The report also says: “What older children require from their parents is also different to what younger children need. Older children face risks outside of the home in ways that younger children do not.
“Parents may not always be equipped to help their older children deal with increased risks outside the home. Alternatively, because their parents are neglecting them at home, older children may spend more time away from the home, which increases their risk of exposure to child sexual exploitation, criminal exploitation, gang-related activity or violence.
“These, then, are the problems that professionals first see when they encounter a neglected child and these may well be the issues they respond to.”
It also warns: “Children are not the problem. Older children still need parental care and support. Professionals are not always doing the work to tackle neglectful parenting.”
The report is based on inspections of services for children in six areas – including children’s services, police, education, health, probation services and youth offending services.

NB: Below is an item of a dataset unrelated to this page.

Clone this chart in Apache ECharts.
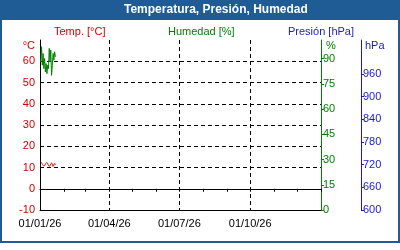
<!DOCTYPE html>
<html>
<head>
<meta charset="utf-8">
<script src="https://cdn.jsdelivr.net/npm/echarts@6/dist/echarts.min.js"></script>
<style>
html,body{margin:0;padding:0;background:#fff;}
#c{width:400px;height:250px;}
</style>
</head>
<body>
<div id="c"></div>
<script>
var titleText = 'Temperatura, Presión, Humedad';
var seriesNames = ['Temp. [°C]', 'Humedad [%]', 'Presión [hPa]'];
var times = ['2026-01-02','2026-01-03','2026-01-04','2026-01-05','2026-01-06','2026-01-07','2026-01-08','2026-01-09','2026-01-10','2026-01-11','2026-01-12','2026-01-13','2026-01-14','2026-01-15','2026-01-16','2026-01-17','2026-01-18','2026-01-19','2026-01-20','2026-01-21'];
var temperature = [12.7,12.2,11.5,11.0,10.8,10.9,11.6,12.2,12.3,11.8,11.0,10.6,10.8,11.6,12.1,11.5,10.5,11.2,11.9,11.3];
var humidity = [88,97,86,93,84,90,82,87,81,86,84,96,88,95,80,86,93,89,94,91];
var pressure = [];
var monthTicks = ['2026-01-01','2026-02-01','2026-03-01','2026-04-01','2026-05-01','2026-06-01','2026-07-01','2026-08-01','2026-09-01','2026-10-01','2026-11-01','2026-12-01','2027-01-01'];
var quarterLabels = ['2026-01-01','2026-04-01','2026-07-01','2026-10-01'];
var quarterLines = ['2026-04-01','2026-07-01','2026-10-01'];
var xMin = '2026-01-01', xMax = '2027-01-01';
var tempAxis = {min:-10, max:70, interval:10, unit:'°C'};
var humAxis = {min:0, max:101, interval:15, unit:'%'};
var presAxis = {min:600, max:1050, interval:60, lastLabel:960, unit:'hPa'};
var presTicks = [600,660,720,780,840,900,960];

function t(s){ var p=s.split('-'); return new Date(+p[0], +p[1]-1, +p[2]).getTime(); }
function fmt(v){ var d=new Date(v); function z(n){return (n<10?'0':'')+n;} return z(d.getDate())+'/'+z(d.getMonth()+1)+'/'+z(d.getFullYear()%100); }

var RED='#d40000', GREEN='#008000', BLUE='#1a1acc', FRAME='#1f5c96';
var FONT='Liberation Sans';
var dash={type:[4,3], color:'#000', width:1};

var chart = echarts.init(document.getElementById('c'), null, {renderer:'canvas'});
chart.setOption({
  animation:false,
  backgroundColor:'#fff',
  graphic:[
    {type:'rect', z:0, shape:{x:0,y:0,width:400,height:20}, style:{fill:FRAME}},
    {type:'rect', z:0, shape:{x:1,y:1,width:398,height:241}, style:{fill:'none', stroke:FRAME, lineWidth:2}}
  ],
  title:{text:titleText, left:124, top:4, padding:0, textStyle:{color:'#fff', fontFamily:FONT, fontWeight:'bold', fontSize:12}},
  legend:[
    {left:49, top:25, padding:0, itemWidth:0, itemGap:0, selectedMode:false, data:[{name:seriesNames[0], icon:'none', textStyle:{color:RED}}], textStyle:{fontFamily:FONT, fontSize:11}},
    {left:163, top:25, padding:0, itemWidth:0, itemGap:0, selectedMode:false, data:[{name:seriesNames[1], icon:'none', textStyle:{color:GREEN}}], textStyle:{fontFamily:FONT, fontSize:11}},
    {left:283, top:25, padding:0, itemWidth:0, itemGap:0, selectedMode:false, data:[{name:seriesNames[2], icon:'none', textStyle:{color:BLUE}}], textStyle:{fontFamily:FONT, fontSize:11}}
  ],
  grid:{left:40, top:40, right:79, bottom:40, containLabel:false},
  xAxis:[
    {type:'value', position:'bottom', min:t(xMin), max:t(xMax),
     axisLine:{show:true, lineStyle:{color:'#000', width:1}},
     axisTick:{show:true, inside:false, length:3, lineStyle:{color:'#000'}, customValues:monthTicks.map(t)},
     axisLabel:{show:true, color:'#000', fontFamily:FONT, fontSize:11, margin:8, customValues:quarterLabels.map(t), formatter:function(v){return fmt(v);}},
     splitLine:{show:false}},
    {type:'value', position:'top', min:t(xMin), max:t(xMax),
     axisLine:{show:true, lineStyle:{color:'#000', width:1}},
     axisTick:{show:false, customValues:quarterLines.map(t)},
     axisLabel:{show:false, customValues:quarterLines.map(t)},
     splitLine:{show:true, lineStyle:dash}}
  ],
  yAxis:[
    {type:'value', position:'left', min:tempAxis.min, max:tempAxis.max, interval:tempAxis.interval,
     name:tempAxis.unit, nameLocation:'end', nameGap:-6,
     nameTextStyle:{color:RED, fontFamily:FONT, fontSize:11, align:'right', verticalAlign:'middle', padding:[0,5,0,0]},
     axisLine:{show:true, lineStyle:{color:'#000'}}, axisTick:{show:false},
     axisLabel:{color:RED, fontFamily:FONT, fontSize:11, margin:5, formatter:function(v){return v>=tempAxis.max?'':String(v);}},
     splitLine:{show:true, showMinLine:false, showMaxLine:false, lineStyle:dash}},
    {type:'value', position:'right', min:humAxis.min, max:humAxis.max, interval:humAxis.interval,
     name:humAxis.unit, nameLocation:'end', nameGap:-6,
     nameTextStyle:{color:GREEN, fontFamily:FONT, fontSize:11, align:'left', verticalAlign:'middle', padding:[0,0,0,5]},
     axisLine:{show:true, lineStyle:{color:GREEN}}, axisTick:{show:true, length:3, lineStyle:{color:GREEN}},
     axisLabel:{color:GREEN, fontFamily:FONT, fontSize:11, margin:2, showMaxLabel:false, formatter:function(v){return v%humAxis.interval===0?String(v):'';}},
     splitLine:{show:false}},
    {type:'value', position:'right', offset:40, min:presAxis.min, max:presAxis.max, interval:presAxis.interval,
     name:presAxis.unit, nameLocation:'end', nameGap:-6,
     nameTextStyle:{color:BLUE, fontFamily:FONT, fontSize:11, align:'left', verticalAlign:'middle', padding:[0,0,0,4]},
     axisLine:{show:true, lineStyle:{color:BLUE}}, axisTick:{show:true, length:3, lineStyle:{color:BLUE}, customValues:presTicks},
     axisLabel:{color:BLUE, fontFamily:FONT, fontSize:11, margin:2, customValues:presTicks},
     splitLine:{show:false}}
  ],
  series:[
    {name:seriesNames[0], type:'line', xAxisIndex:0, yAxisIndex:0, showSymbol:false, smooth:true, color:RED, lineStyle:{width:1, color:RED}, data:times.map(function(d,i){return [t(d), temperature[i]];})},
    {name:seriesNames[1], type:'line', xAxisIndex:0, yAxisIndex:1, showSymbol:false, color:GREEN, lineStyle:{width:1, color:GREEN}, data:times.map(function(d,i){return [t(d), humidity[i]];})},
    {name:seriesNames[2], type:'line', xAxisIndex:0, yAxisIndex:2, showSymbol:false, color:BLUE, lineStyle:{width:1, color:BLUE}, data:pressure}
  ]
});
</script>
</body>
</html>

It calls for agencies to work together to identify and prevent neglect, and better training for professionals to help them identify signs of neglect in older children.
The report also says that older children’s behaviour should be considered in the context of any trauma they have experienced.
Yvette Stanley, Ofsted’s national director for social care, said: “Older children are still children, and they need our love and care. They face risks outside the home in a way younger children do not, and need parents to provide clear boundaries and support on their journey to adulthood.
“Some older children we saw had been neglected by their parents over many years. These children are incredibly vulnerable. They can seem ‘resilient’ and appear to be making ‘lifestyle choices’, when they are in fact finding unsafe ways of coping, like getting involved in gangs or misusing drugs and alcohol.
“Behavioural issues must, of course, be dealt with. But unless local agencies consider the role of neglectful parenting, and take action to address it, as well as supporting children in a way that recognises the impact of their traumatic childhood, then their chances of a successful future will continue to be low.”
A Government spokesman said: “Neglect of any child or young person is wrong, and we are committed to ensuring that all vulnerable individuals – no matter their age – receive the care and support that they need.
“That is why we are reforming how agencies work together at a local level in safeguarding against abuse and neglect. We have strengthened our ‘Working Together to Safeguard Children’ guidance which, for the first time, makes clear the expectations on all agencies to protect young people from exploitation.”